La Fiat auto sempre più americana

Marchionne sta trasformando l’industria automobilistica torinese in industria automobilistica multinazionale. I rischi e le conseguenze per i lavoratori. L’uscita da Confindustria
Sergio Marchionne

Quasi fosse una azienda di stato, per oltre mezzo secolo, la Fiat è stata tenuta la riparo dai concorrenti stranieri e per costruire stabilimenti in aree del Paese che avevano grande bisogno di lavoro, quelli che adesso tende ad abbandonare, ha assorbito una notevole fetta delle risorse pubbliche italiane destinate alla ricerca ed alla innovazione industriale.

 

Grazie anche a tutte queste risorse pubbliche la Fiat è ancora sul mercato, è addirittura diventata una multinazionale e come tale adesso adotta una strategia di tal fatta: quando separatolo da quello industriale il settore auto è diventato azionista di maggioranza di Chrysler, era evidente, visto che è sempre il pesce più grosso che inghiotte quello più piccolo, che esso diventava statunitense, ovunque fosse mantenuta la sede legale della società; ne era un chiaro sintomo il programma di montare nello stabilimento storico torinese della Fiat dei Suv costruiti negli Usa: gli stabilimenti italiani erano diventati periferici perché il cuore e forse anche il cervello dell’azienda erano altrove.

 

È comprensibile che i rappresentanti dei lavoratori chiedano che Fiat ricordi quanto in passato ha costruito con i suoi lavoratori italiani ed ottenuto dallo Stato italiano, ma la realtà è che non vi sono argomenti legalmente validi per obbligarla ad agire diversamente: tali impegni andavano definiti quando si concedevano quei benefici!

 

Adesso Marchionne ha firmato l’uscita da Confindustria, per liberarsi dagli obblighi che aderendovi gli si imponevano, visto che nella sua ottica italiana essa aveva firmato con i sindacati accordi che riducevano l’impatto di quanto con l’ultima manovra economica è diventato legge dello Stato; la possibilità cioè di concordare tra industrie e sindacati locali contratti diversi da quelli nazionali, che considerino anche la possibilità di licenziare dei lavoratori; contratti simili a quelli che Marchionne aveva già ottenuto dopo molte lotte con alcune aziende e che intende estendere a tutte la sue attività italiane.

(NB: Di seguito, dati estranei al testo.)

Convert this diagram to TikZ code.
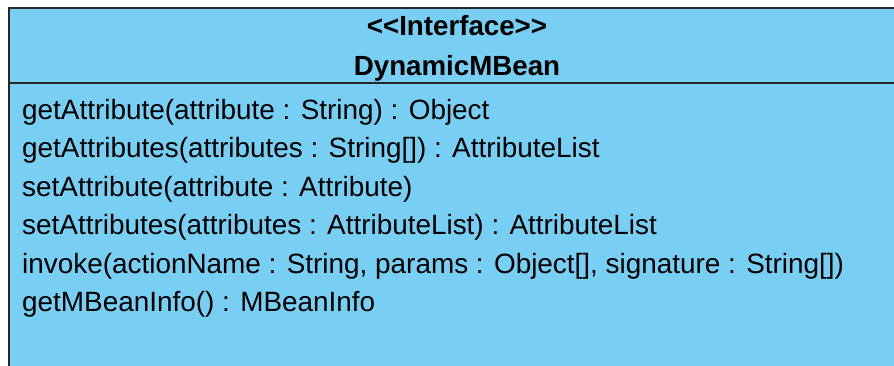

Quella clausola, lo abbiamo capito ultimamente, non è farina del sacco del governo, ma è una di quelle imposte dalla Banca centrale europea come condizione per continuare a comperare i nostri titoli di Stato quando si teme che essi rimangano invenduti: è una clausola che se applicata supera l’articolo 18 della legge sul lavoro che protegge il posto fisso dei lavoratori delle aziende medio grandi fino al loro fallimento.

 

La provenienza europea del diktat, fa pensare che gli specialisti del settore considerino che essa potrebbe incidere notevolmente sull’economia del Paese, inducendo la creazione di posti di lavoro in aree che ne hanno disperatamente bisogno ed in cui la rinuncia, in caso di nuove attività, della protezione del posto fisso, non sembra abbia la massima priorità; se una azienda è produttiva, nessun imprenditore vuole rinunciare a coloro che la rendono tale.

Tanti auguri a Marchionne ed alla Fiat targata Chrysler, speriamo che trovi la convenienza economica a continuare ad investire in Italia. Ma attenti d’ora in avanti a nuove concessioni in nome della "industria automobilistica italiana"!